Clearly, being in favor of peace is not sufficient grounds for an FBI surveillance effort -- right? We don't investigate and start files on people in this country for their political opinions, even opinions so extreme, so extraordinary, so unheard of as believing that war -- on the whole, really -- is not a good thing.

Ah, but perhaps these peace people -- these lovely, gentle, harmless, pacific peace people -- perhaps they are being infiltrated by people who are not real peace people. This has in fact happened in the past -- people with no real interest in peace join peace groups and try to manipulate them for their own purposes.

I am pleased to report that peace people are perfectly well of aware of this, on the qui vive, en garde, ready, prepared to fend off these interlopers. Their rule is simple: "Anyone Who Suggests That a Peace Group Do Anything Illegal Is Automatically Assumed to Be an Agent of the Federal Bureau of Investigation."

This rule stems from years of painful practical experience with FBI efforts to spoil, stain and blacken the reputation of the peace movement. Consequently, you can understand the peace people being ill at ease over the news that their tax dollars are now being used by the FBI to spy on them.

But don't peaceniks get arrested a lot? A few of them do -- the American Civil Liberties Union is now investigating over 300 cases of peace protesters who were arrested unfairly and-or violently during the lead-up to the war in Iraq, using videotape of the arrests -- a tactic that the FBI memo outlining the new crackdown describes as "intimidation" against the police.

Some peace people also use civil disobedience as a tactic. For those who need a refresher course, civil disobedience -- as opposed to just getting arrested at a demo -- is deliberately breaking a law you consider unjust and being prepared to pay the legal penalty for doing so. Those engaging in civil disobedience do not attempt to avoid or evade arrest, they go willingly, often limply, and stay in jail singing "Kumbayah" as long as the law prescribes. Not a public menace.

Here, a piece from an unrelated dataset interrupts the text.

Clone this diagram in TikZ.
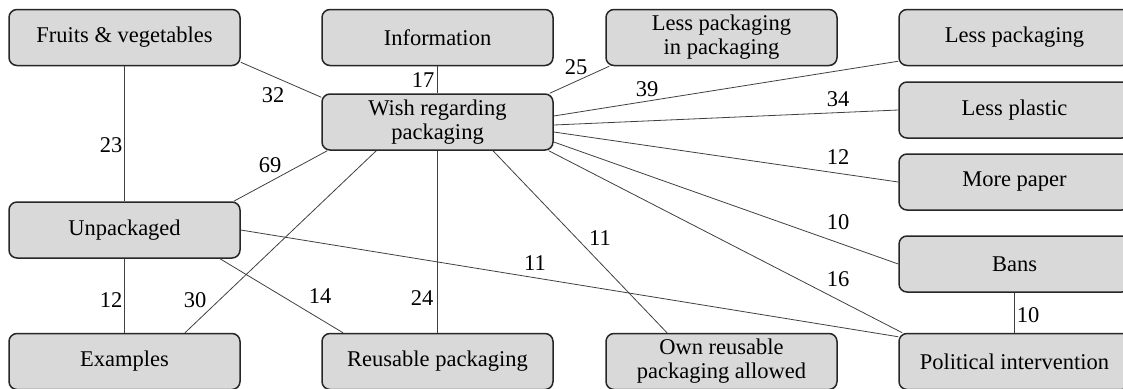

So just whom is the FBI attempting to infiltrate and foil here? Why, it turns out, anarchists -- anarchists have been associated with demonstrations against world trade agreements, it says right in the FBI memo, and protests against the International Monetary Fund and the World Bank. Furthermore, these anarchists wear black masks and run around breaking store windows, a tactic that is not only a breach of the peace but also considerably less effective against GATT and NAFTA than singing "Kumbayah."

So, I have a question -- really just a suggestion here: If the FBI is worried about anarchists opposed to free trade agreements, why doesn't the FBI infiltrate anarchist groups that are opposed to free trade agreements, instead of the peace movement? Eh? Why should one's freedom be undermined or should one be a suspect because one is for peace? Are we not allowed to be for peace? What would Jesus say?

In a repeated pattern -- Phoenix; Evansville, Ind.; Kalamazoo, Mich.; St. Louis; Trenton, N.J.; Albuquerque, N.M.; Neville Island, Pa.; Columbia, S.C.; Houston; Richmond, Va.; and Washington, D.C. -- protesters holding anti-Bush signs or antiwar signs have been either arrested or segregated further away, often into so-called "free speech zones," while demonstrators with pro-Bush signs are allowed within hollering distance of the president.

Since when have one's constitutional rights depended on one's political opinions? I have news for the Bush administration: This country is a free speech zone. There are no zoning ordinances that apply to our rights. Freedom is a beautiful thing, and it is fantastic to come to a country where people are free to express their views. Let us give thanks.